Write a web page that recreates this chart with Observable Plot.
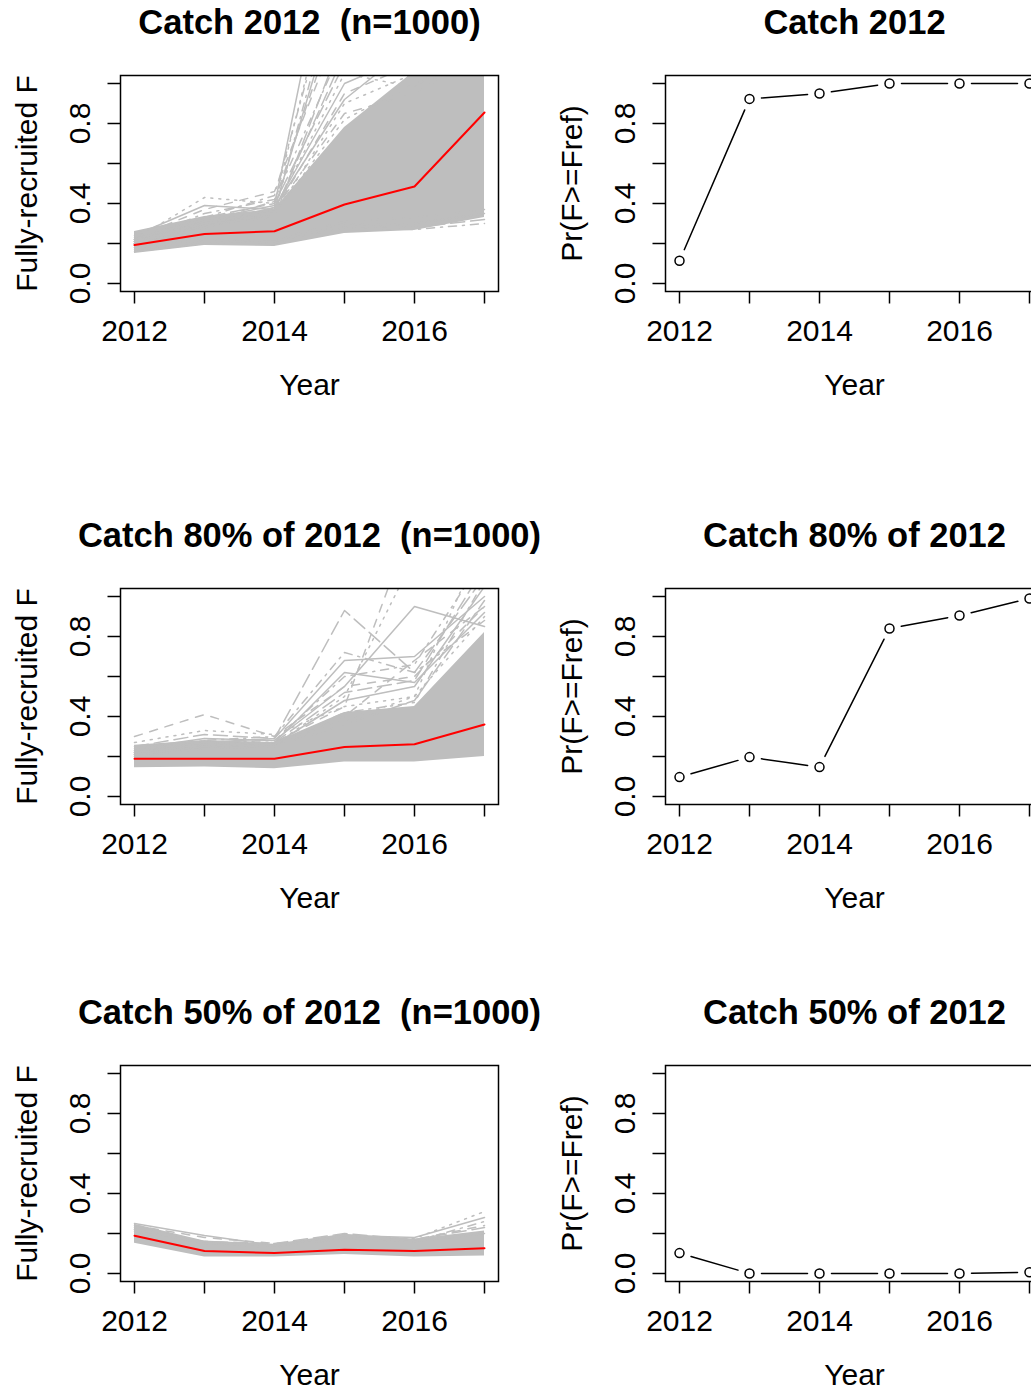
<!DOCTYPE html>
<html><head><meta charset="utf-8">
<script src="https://cdn.jsdelivr.net/npm/d3@7"></script>
<script src="https://cdn.jsdelivr.net/npm/@observablehq/plot@0.6"></script>
<style>
html,body{margin:0;padding:0;background:#fff;overflow:hidden;width:1031px;height:1391px}
#root{position:relative;width:1031px;height:1391px;overflow:hidden;background:#fff}
.panel{position:absolute;width:520px;height:401px}
.panel svg{max-width:none !important}
</style></head><body><div id="root"></div>
<script>
// ---------------- data ----------------
const years = [2012, 2013, 2014, 2015, 2016, 2017];
const labeledYears = [2012, 2014, 2016];
const yTicks = [0, 0.2, 0.4, 0.6, 0.8, 1.0];
const yLabeled = [0, 0.4, 0.8];

const titlesLeft = ["Catch 2012  (n=1000)", "Catch 80% of 2012  (n=1000)", "Catch 50% of 2012  (n=1000)"];
const titlesRight = ["Catch 2012", "Catch 80% of 2012", "Catch 50% of 2012"];
const yLabelLeft = "Fully-recruited F";
const yLabelRight = "Pr(F>=Fref)";
const xLabel = "Year";

// median F trajectories (red)
const median1 = [0.193, 0.248, 0.261, 0.395, 0.485, 0.855];
const median2 = [0.189, 0.189, 0.189, 0.247, 0.261, 0.360];
const median3 = [0.189, 0.112, 0.102, 0.119, 0.112, 0.126];

// dense band of simulated trajectories (lower / upper edge)
const bandLo1 = [0.150, 0.190, 0.185, 0.250, 0.265, 0.330];
const bandHi1 = [0.260, 0.335, 0.370, 0.780, 1.060, 1.200];
const bandLo2 = [0.144, 0.147, 0.139, 0.172, 0.172, 0.200];
const bandHi2 = [0.256, 0.280, 0.270, 0.420, 0.450, 0.820];
const bandLo3 = [0.151, 0.082, 0.082, 0.095, 0.082, 0.087];
const bandHi3 = [0.246, 0.162, 0.146, 0.196, 0.171, 0.212];

// individual outlying trajectories
const traj1 = [
  [0.24, 0.39, 0.37, 1.55, 1.70, 1.90],
  [0.23, 0.37, 0.46, 1.35, 1.50, 1.60],
  [0.22, 0.43, 0.40, 1.80, 1.90, 2.00],
  [0.21, 0.35, 0.42, 1.20, 1.40, 1.50],
  [0.22, 0.33, 0.40, 1.10, 1.30, 1.40],
  [0.20, 0.30, 0.38, 1.00, 1.15, 1.30],
  [0.21, 0.31, 0.36, 0.95, 1.10, 1.20],
  [0.20, 0.29, 0.34, 0.90, 1.05, 1.20],
  [0.19, 0.28, 0.35, 1.65, 1.45, 1.70],
  [0.21, 0.30, 0.33, 1.25, 1.10, 1.30],
  [0.22, 0.32, 0.39, 2.10, 1.80, 2.00],
  [0.20, 0.31, 0.41, 1.45, 1.30, 1.50],
  [0.21, 0.29, 0.37, 1.05, 0.98, 1.25],
  [0.22, 0.33, 0.44, 1.70, 1.60, 1.80],
  [0.20, 0.30, 0.36, 1.15, 1.25, 1.40],
  [0.19, 0.28, 0.38, 0.92, 1.20, 1.30],
  [0.21, 0.30, 0.37, 0.85, 0.95, 1.15],
  [0.20, 0.29, 0.35, 0.82, 1.00, 1.10],
  [0.17, 0.21, 0.21, 0.28, 0.27, 0.30],
  [0.18, 0.22, 0.20, 0.30, 0.28, 0.32],
  [0.16, 0.20, 0.22, 0.29, 0.30, 0.35],
  [0.18, 0.23, 0.22, 0.31, 0.33, 0.37]
];
const traj2 = [
  [0.24, 0.29, 0.28, 0.55, 0.95, 0.85],
  [0.30, 0.41, 0.30, 0.55, 0.60, 0.95],
  [0.27, 0.33, 0.31, 0.45, 0.50, 0.90],
  [0.23, 0.28, 0.30, 0.72, 0.62, 0.88],
  [0.25, 0.31, 0.29, 0.93, 0.62, 1.10],
  [0.22, 0.27, 0.29, 0.68, 0.70, 1.00],
  [0.22, 0.26, 0.27, 0.45, 1.40, 1.50],
  [0.21, 0.25, 0.26, 0.50, 1.20, 1.30],
  [0.23, 0.27, 0.28, 0.60, 0.66, 1.20],
  [0.22, 0.26, 0.27, 0.52, 0.58, 1.15],
  [0.21, 0.25, 0.26, 0.48, 0.55, 1.05],
  [0.20, 0.24, 0.25, 0.40, 0.68, 0.95],
  [0.22, 0.26, 0.27, 0.38, 0.50, 1.30],
  [0.21, 0.25, 0.26, 0.42, 0.47, 1.08],
  [0.20, 0.24, 0.25, 0.36, 0.48, 0.98],
  [0.21, 0.25, 0.27, 0.62, 0.57, 0.92]
];
const traj3 = [
  [0.25, 0.19, 0.14, 0.17, 0.16, 0.20],
  [0.24, 0.18, 0.15, 0.18, 0.17, 0.24],
  [0.23, 0.16, 0.14, 0.19, 0.175, 0.31],
  [0.22, 0.15, 0.13, 0.18, 0.16, 0.26],
  [0.21, 0.16, 0.15, 0.20, 0.17, 0.23],
  [0.22, 0.15, 0.14, 0.19, 0.18, 0.28]
];

// probability F >= Fref
const prob1 = [0.114, 0.923, 0.950, 1.000, 1.000, 1.000];
const prob2 = [0.097, 0.197, 0.147, 0.840, 0.905, 0.990];
const prob3 = [0.102, 0.000, 0.000, 0.000, 0.000, 0.006];

// ---------------- drawing ----------------
const FONT = "'Liberation Sans', Arial, Helvetica, sans-serif";
const GREY = "#BEBEBE";
const DASH = [null, "8,8", "2,6", "2,6,8,6", "14,6"];
const rowTops = [0, 513, 990];

const rows = (xs, vs) => xs.map((x, i) => ({year: x, v: vs[i]}));

function baseMarks(title, ylab) {
  return [
    Plot.frame({stroke: "black", strokeWidth: 1.5}),
    Plot.axisX({ticks: years, tickSize: 12.5, tickFormat: () => "", label: null, strokeWidth: 1.5}),
    Plot.text(labeledYears, {x: d => d, frameAnchor: "bottom", dy: 40, text: d => String(d), fontSize: 30, lineAnchor: "middle", textAnchor: "middle", fill: "black"}),
    Plot.axisY({ticks: yTicks, tickSize: 12.5, tickFormat: () => "", label: null, strokeWidth: 1.5}),
    Plot.text(yLabeled, {y: d => d, frameAnchor: "left", dx: -40.5, rotate: -90, text: d => d.toFixed(1), fontSize: 30, lineAnchor: "middle", textAnchor: "middle", fill: "black"}),
    Plot.text([ylab], {frameAnchor: "left", dx: -93, rotate: -90, fontSize: 30, lineAnchor: "middle", textAnchor: "middle", fill: "black"}),
    Plot.text([xLabel], {frameAnchor: "bottom", dy: 94, fontSize: 30, lineAnchor: "middle", textAnchor: "middle", fill: "black"}),
    Plot.text([title], {frameAnchor: "top", dy: -53, fontSize: 34.5, fontWeight: "bold", lineAnchor: "middle", textAnchor: "middle", fill: "black"})
  ];
}

function common(marks) {
  return Plot.plot({
    width: 520, height: 401,
    marginLeft: 120, marginRight: 22, marginTop: 75, marginBottom: 110,
    x: {domain: [2011.8, 2017.2]},
    y: {domain: [-0.04, 1.04]},
    style: {fontFamily: FONT, background: "white", overflow: "visible", color: "black", maxWidth: "none"},
    marks
  });
}

function leftPanel(title, lo, hi, trajs, med) {
  const band = years.map((y, i) => ({year: y, lo: lo[i], hi: hi[i]}));
  const marks = [
    Plot.areaY(band, {x: "year", y1: "lo", y2: "hi", fill: GREY, clip: true}),
    ...trajs.map((t, i) => Plot.line(rows(years, t), {x: "year", y: "v", stroke: GREY, strokeWidth: 1.5, strokeDasharray: DASH[i % 5], clip: true})),
    Plot.line(rows(years, med), {x: "year", y: "v", stroke: "#FF0000", strokeWidth: 2}),
    ...baseMarks(title, yLabelLeft)
  ];
  return common(marks);
}

function rightPanel(title, probs) {
  const pts = rows(years, probs);
  const segs = pts.slice(1).map((p, i) => ({x1: pts[i].year, y1: pts[i].v, x2: p.year, y2: p.v}));
  const marks = [
    Plot.arrow(segs, {x1: "x1", y1: "y1", x2: "x2", y2: "y2", insetStart: 12, insetEnd: 12, headLength: 0, stroke: "black", strokeWidth: 1.5}),
    Plot.dot(pts, {x: "year", y: "v", r: 4.5, stroke: "black", strokeWidth: 1.5, fill: "none"}),
    ...baseMarks(title, yLabelRight)
  ];
  return common(marks);
}

const root = document.getElementById("root");
function place(node, left, top) {
  const d = document.createElement("div");
  d.className = "panel";
  d.style.left = left + "px";
  d.style.top = top + "px";
  d.appendChild(node);
  root.appendChild(d);
}

const L = [[bandLo1, bandHi1, traj1, median1], [bandLo2, bandHi2, traj2, median2], [bandLo3, bandHi3, traj3, median3]];
const P = [prob1, prob2, prob3];
for (let r = 0; r < 3; r++) {
  place(leftPanel(titlesLeft[r], ...L[r]), 0, rowTops[r]);
  place(rightPanel(titlesRight[r], P[r]), 545, rowTops[r]);
}
</script></body></html>
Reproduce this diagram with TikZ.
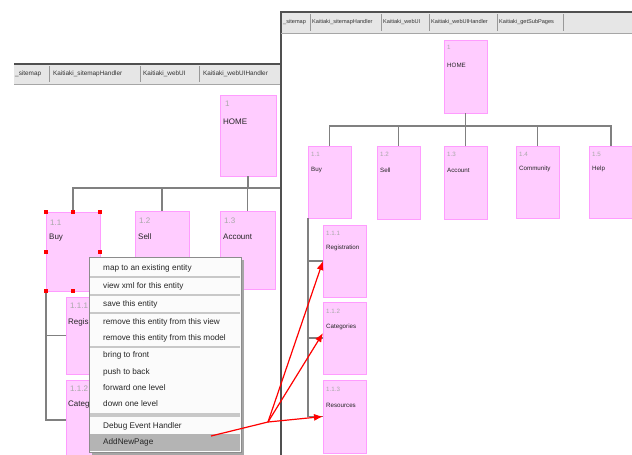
\documentclass[tikz,border=0pt]{standalone}
\usepackage{fontspec}
\setmainfont{Liberation Sans}
\usetikzlibrary{arrows.meta}
\definecolor{pinkfill}{HTML}{FFCCFF}
\definecolor{pinkline}{HTML}{FF9CFF}
\definecolor{tabgray}{HTML}{E6E6E6}
\definecolor{darkedge}{HTML}{505050}
\definecolor{treegray}{HTML}{808080}
\definecolor{numgray}{HTML}{A8A8A8}
\definecolor{menubg}{HTML}{FBFBFB}
\definecolor{menusep}{HTML}{C8C8C8}
\definecolor{hilite}{HTML}{B4B4B4}
\tikzset{
  pbox/.style={draw=pinkline, fill=pinkfill, line width=1pt, inner sep=0pt, outer sep=0pt, anchor=north west},
  numlbl/.style={text=numgray, inner sep=0pt, anchor=west},
  namelbl/.style={text=black!85, inner sep=0pt, anchor=west},
  tree/.style={draw=treegray, line width=1.3pt},
  tabtxt/.style={inner sep=0pt, anchor=west, font=\fontsize{5.6}{6}\selectfont, text=black!80},
  tabtxtL/.style={inner sep=0pt, anchor=west, font=\fontsize{6.4}{7}\selectfont, text=black!80},
  menuitem/.style={inner sep=0pt, anchor=west, font=\fontsize{8.2}{9}\selectfont, text=black!85},
  handle/.style={fill=red, draw=none, minimum size=4pt, inner sep=0pt},
  redarrow/.style={draw=red, line width=1.2pt, -{Latex[length=9pt,width=7pt]}},
}
\begin{document}
\begin{tikzpicture}[x=1pt,y=-1pt]
\useasboundingbox (0,0) rectangle (632,455);
\clip (0,0) rectangle (632,455);
\fill[white] (0,0) rectangle (632,455);

% ---------------- left window ----------------
\fill[tabgray] (14,64) rectangle (281,84);
\draw[darkedge, line width=1.2pt] (14,64) -- (281,64);
\draw[black!35, line width=0.8pt] (14,84) -- (281,84);
\node[tabtxtL] (lt1) at (15,74) {\_sitemap};
\node[tabtxtL] (lt2) at (53,74) {Kaitiaki\_sitemapHandler};
\node[tabtxtL] (lt3) at (143,74) {Kaitiaki\_webUI};
\node[tabtxtL] (lt4) at (203,74) {Kaitiaki\_webUIHandler};
\foreach \x in {49,140,199} \draw[black!40, line width=0.7pt] (\x,66) -- (\x,82);

\begin{scope}[font=\fontsize{8}{9}\selectfont]
\node[pbox, minimum width=56, minimum height=81] (lhome) at (220,95) {};
\node[numlbl] (lhomeN) at (225,104) {1};
\node[namelbl] (lhomeT) at (223,122) {HOME};

\node[pbox, minimum width=54, minimum height=79] (lbuy) at (46,212) {};
\node[numlbl] (lbuyN) at (50,223) {1.1};
\node[namelbl] (lbuyT) at (49,238) {Buy};
\node[pbox, minimum width=54, minimum height=79] (lsell) at (135,211) {};
\node[numlbl] (lsellN) at (139,221) {1.2};
\node[namelbl] (lsellT) at (138,237) {Sell};
\node[pbox, minimum width=55, minimum height=78] (lacc) at (220,211) {};
\node[numlbl] (laccN) at (224,221) {1.3};
\node[namelbl] (laccT) at (223,237) {Account};

\node[pbox, minimum width=54, minimum height=77] (lreg) at (66,297) {};
\node[numlbl] (lregN) at (70,306) {1.1.1};
\node[namelbl] (lregT) at (68,322) {Regis};
\node[pbox, minimum width=54, minimum height=80] (lcat) at (66,380) {};
\node[numlbl] (lcatN) at (70,389) {1.1.2};
\node[namelbl] (lcatT) at (68,405) {Categ};
\end{scope}

\coordinate (lbus) at (0,188);
\draw[tree] (lhome.south) -- (lhome.south |- lbus);
\draw[tree] (lbuy.north) -- (lbuy.north |- lbus) -- (285,188);
\draw[tree] (lsell.north) -- (lsell.north |- lbus);
\draw[tree] (lacc.north) -- (lacc.north |- lbus);
\draw[tree] (lbuy.south west) -- (lbuy.south west |- lcat.west) -- (lcat.west);
\draw[tree] (lbuy.south west |- lreg.west) -- (lreg.west);

% selection handles
\foreach \p in {north west, north, north east, west, east, south west, south, south east}
  \node[handle] at (lbuy.\p) {};

% context menu
\fill[black!35] (92,260) rectangle (244,455);
\fill[menubg] (89,257) rectangle (241,452);
\draw[black!45, line width=0.6pt] (89,257) rectangle (241,452);
\foreach \y in {277,295,313,347} \draw[menusep, line width=1.2pt] (90,\y) -- (240,\y);
\fill[menusep] (90,413) rectangle (240,417);
\fill[hilite] (90,434) rectangle (240,451);
\node[menuitem] (m1) at (103,268) {map to an existing entity};
\node[menuitem] (m2) at (103,286) {view xml for this entity};
\node[menuitem] (m3) at (103,304) {save this entity};
\node[menuitem] (m4) at (103,322) {remove this entity from this view};
\node[menuitem] (m5) at (103,338) {remove this entity from this model};
\node[menuitem] (m6) at (103,355) {bring to front};
\node[menuitem] (m7) at (103,372) {push to back};
\node[menuitem] (m8) at (103,388) {forward one level};
\node[menuitem] (m9) at (103,404) {down one level};
\node[menuitem] (m10) at (103,426) {Debug Event Handler};
\node[menuitem] (m11) at (103,442) {AddNewPage};

% ---------------- right window ----------------
\fill[white] (281,12) rectangle (632,455);
\fill[tabgray] (281,12) rectangle (632,33);
\draw[darkedge, line width=1.2pt] (632,12) -- (281,12) -- (281,455);
\draw[black!35, line width=0.8pt] (281,33) -- (632,33);
\node[tabtxt] (rt1) at (283,22) {\_sitemap};
\node[tabtxt] (rt2) at (312,22) {Kaitiaki\_sitemapHandler};
\node[tabtxt] (rt3) at (383,22) {Kaitiaki\_webUI};
\node[tabtxt] (rt4) at (431,22) {Kaitiaki\_webUIHandler};
\node[tabtxt] (rt5) at (499,22) {Kaitiaki\_getSubPages};
\foreach \x in {310,381,429,497,563} \draw[black!40, line width=0.7pt] (\x,14) -- (\x,31);

\begin{scope}[font=\fontsize{6.2}{7}\selectfont]
\node[pbox, minimum width=43, minimum height=73] (rhome) at (444,40) {};
\node[numlbl] (rhomeN) at (447,47) {1};
\node[namelbl] (rhomeT) at (447,65) {HOME};

\node[pbox, minimum width=43, minimum height=72] (rbuy) at (308,146) {};
\node[numlbl] (rbuyN) at (311,154) {1.1};
\node[namelbl] (rbuyT) at (311,170) {Buy};
\node[pbox, minimum width=43, minimum height=73] (rsell) at (377,146) {};
\node[numlbl] (rsellN) at (380,154) {1.2};
\node[namelbl] (rsellT) at (380,170) {Sell};
\node[pbox, minimum width=43, minimum height=73] (racc) at (444,146) {};
\node[numlbl] (raccN) at (447,154) {1.3};
\node[namelbl] (raccT) at (447,170) {Account};
\node[pbox, minimum width=43, minimum height=72] (rcom) at (516,146) {};
\node[numlbl] (rcomN) at (519,154) {1.4};
\node[namelbl] (rcomT) at (519,169) {Community};
\node[pbox, minimum width=44, minimum height=72] (rhelp) at (589,146) {};
\node[numlbl] (rhelpN) at (592,154) {1.5};
\node[namelbl] (rhelpT) at (592,169) {Help};

\node[pbox, minimum width=43, minimum height=72] (rreg) at (323,225) {};
\node[numlbl] (rregN) at (326,233) {1.1.1};
\node[namelbl] (rregT) at (326,248) {Registration};
\node[pbox, minimum width=43, minimum height=72] (rcat) at (323,302) {};
\node[numlbl] (rcatN) at (326,311) {1.1.2};
\node[namelbl] (rcatT) at (326,327) {Categories};
\node[pbox, minimum width=43, minimum height=73] (rres) at (323,380) {};
\node[numlbl] (rresN) at (326,389) {1.1.3};
\node[namelbl] (rresT) at (326,405) {Resources};
\end{scope}

\coordinate (rbus) at (0,126);
\draw[tree] (rhome.south) -- (rhome.south |- rbus);
\draw[tree] (rbuy.north) -- (rbuy.north |- rbus) -- (rhelp.north |- rbus) -- (rhelp.north);
\draw[tree] (rsell.north) -- (rsell.north |- rbus);
\draw[tree] (racc.north) -- (racc.north |- rbus);
\draw[tree] (rcom.north) -- (rcom.north |- rbus);
\draw[tree] (rbuy.south west) -- (rbuy.south west |- rres.west) -- (rres.west);
\draw[tree] (rbuy.south west |- rreg.west) -- (rreg.west);
\draw[tree] (rbuy.south west |- rcat.west) -- (rcat.west);

% ---------------- red arrows ----------------
\coordinate (tail) at (211,436);
\coordinate (hub) at (268,422);
\draw[red, line width=1.2pt] (tail) -- (hub);
\draw[redarrow] (hub) -- (rreg.west);
\draw[redarrow] (hub) -- ([yshift=5pt]rcat.west);
\draw[redarrow] (hub) -- (rres.west);
\end{tikzpicture}
\end{document}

▶ The problem
Please extract exactly the lines of the data, from the first through the line containing "const median3 = [0.189, 0.112, 0.102, 0.119, 0.112, 0.126];", and add no pictures to the copy.

▶ Solution to this exercise
Write a web page that recreates this chart with Observable Plot.
<!DOCTYPE html>
<html><head><meta charset="utf-8">
<script src="https://cdn.jsdelivr.net/npm/d3@7"></script>
<script src="https://cdn.jsdelivr.net/npm/@observablehq/plot@0.6"></script>
<style>
html,body{margin:0;padding:0;background:#fff;overflow:hidden;width:1031px;height:1391px}
#root{position:relative;width:1031px;height:1391px;overflow:hidden;background:#fff}
.panel{position:absolute;width:520px;height:401px}
.panel svg{max-width:none !important}
</style></head><body><div id="root"></div>
<script>
// ---------------- data ----------------
const years = [2012, 2013, 2014, 2015, 2016, 2017];
const labeledYears = [2012, 2014, 2016];
const yTicks = [0, 0.2, 0.4, 0.6, 0.8, 1.0];
const yLabeled = [0, 0.4, 0.8];

const titlesLeft = ["Catch 2012  (n=1000)", "Catch 80% of 2012  (n=1000)", "Catch 50% of 2012  (n=1000)"];
const titlesRight = ["Catch 2012", "Catch 80% of 2012", "Catch 50% of 2012"];
const yLabelLeft = "Fully-recruited F";
const yLabelRight = "Pr(F>=Fref)";
const xLabel = "Year";

// median F trajectories (red)
const median1 = [0.193, 0.248, 0.261, 0.395, 0.485, 0.855];
const median2 = [0.189, 0.189, 0.189, 0.247, 0.261, 0.360];
const median3 = [0.189, 0.112, 0.102, 0.119, 0.112, 0.126];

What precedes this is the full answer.